Synopsis: We meet Jesse and Celine nine years on in Greece. Almost two decades have passed since their first meeting on that train bound for Vienna.
Stars: Ethan Hawke, Julie Delpy
Director: Richard Linklater
Running Length: 109 minutes
TMMM Score: (8/10)
Review: Well here we are…20 years after Before Sunrise was released and 9 years after its sequel added a new chapter to the story of Jesse and Celine. Though Before Sunrise ended with no real plans for a sequel, the final moments of Before Sunset could be seen as having more room to continue the story should stars Julie Delpy, Ethan Hawke, and director Richard Linklater (Bernie) want to return down the road. Turns out that the supposed final chapter was a decade away…and worth the wait.

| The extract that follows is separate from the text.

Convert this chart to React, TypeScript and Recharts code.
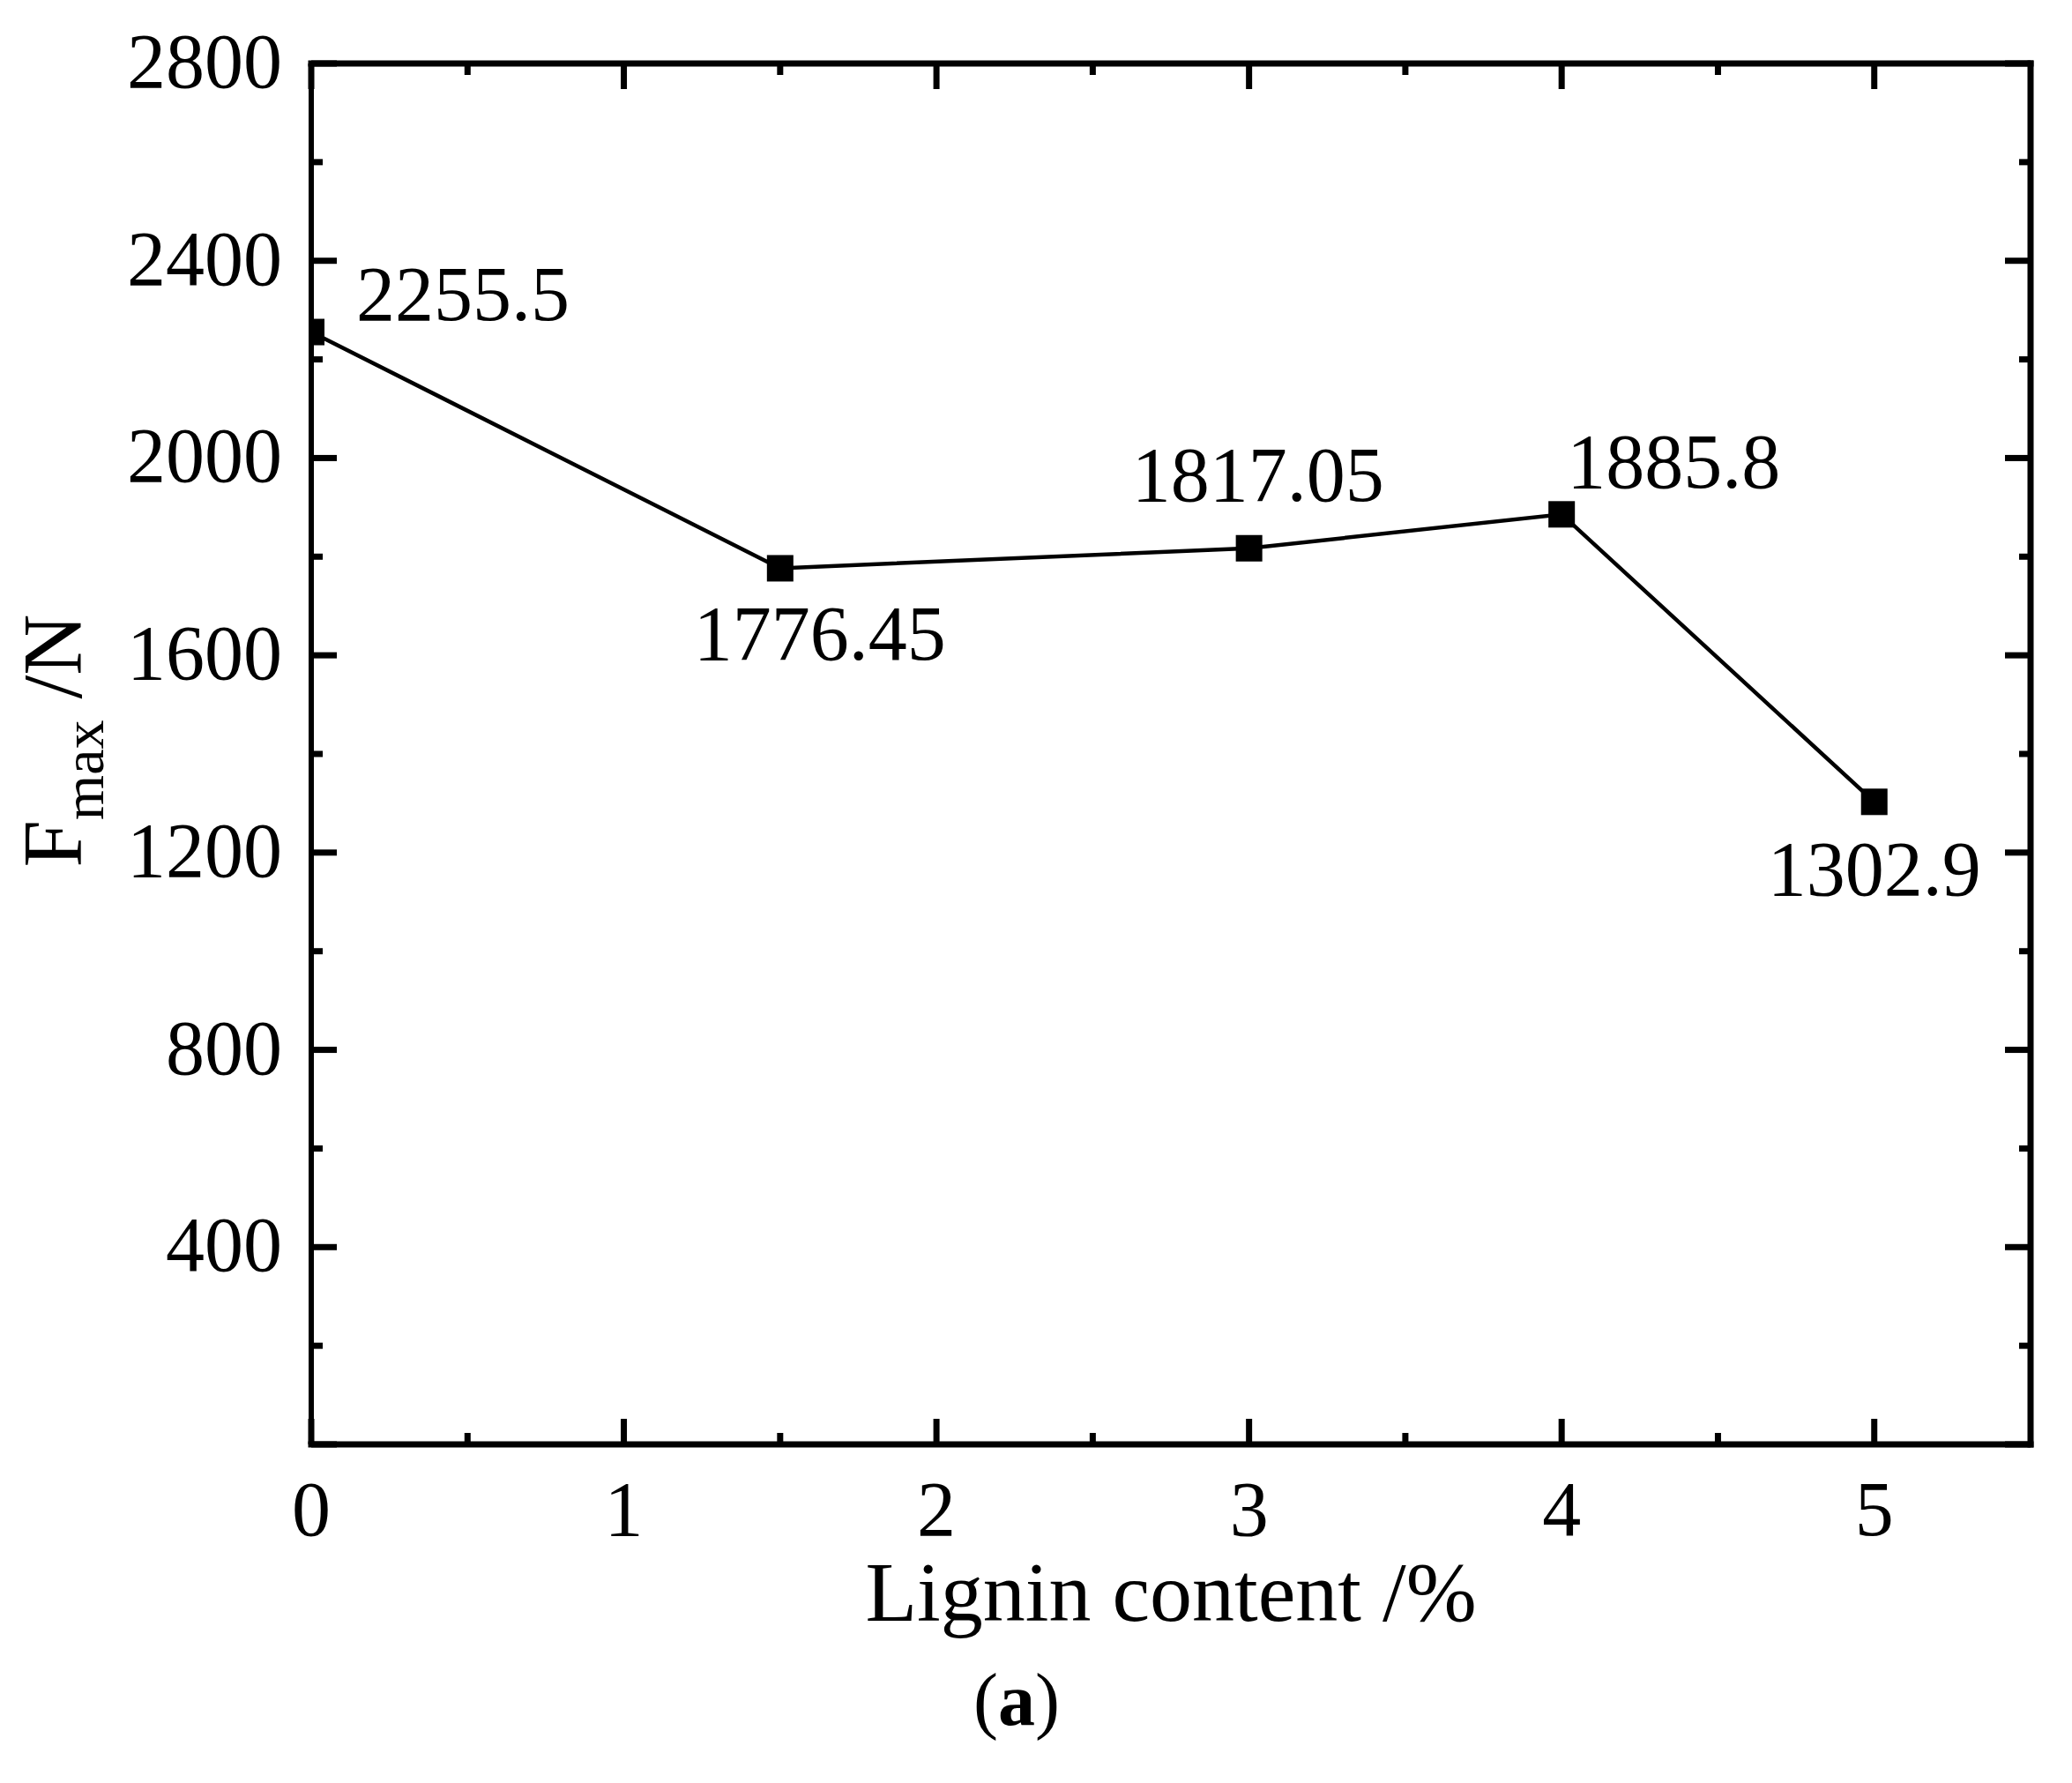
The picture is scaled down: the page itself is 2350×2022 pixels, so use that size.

The two that first met on a train and spent a night in Vienna only to meet up again in Paris are now married with twin girls. Vacationing in Greece, the film opens as Hawke (The Purge, Sinister) takes his young son from his first marriage to the airport, sending him home to NYC and his mother after a summer with his dad. Waiting outside is Celine (Delpy) and the film really kicks into gear on the ride home from the airport in a masterful scene done in nearly one long take capturing a conversation between Jesse and Celine.
By now, Delpy and Hawke must have formed an invisible bond that allows dialogue to flow without any hesitation. Though the dialogue and filming technique may suggest the script was improvised, it’s been said that the opposite was true. Delpy, Hawke, and Linklater were strict with what they wrote and held each other accountable for the dialogue. You’d never know it the way Delpy and Hawke deliver their lines…like two people having a conversation in the most naturalistic of styles.
Though I was worried that more secondary characters than ever are introduced in the first half of the film, I was pleased that their presence gave way to such focused dialogue on marriage, love, and relationships. In different hands the words may have sounded grandiose and lugubrious, more interested in making people sound smart instead of honest…but it all works in a really majestic sort of way.
Unlike the awful This is 40, Before Midnight is able to show the complexities of marriage in a truthful and observant manner. Jesse and Celine find themselves at a believable crossroads about their future and how Delpy, Hawke, and Linklater work their way toward a final painfully honest and brilliantly executed scene should be richly rewarded. You rarely get the kind of satisfaction from an ongoing series as you do in Before Midnight.
I watched all three of the Before films in one sitting and I have to say…I highly recommend it. It’s interesting that Hawke mentions in Before Sunrise what life may be like in 10, 20, years…and then to actually see the actors 10, 20 years later is remarkable. A fitting conclusion to the story of Jesse and Celine…at least until the next film which I hope comes our way in another 10 years.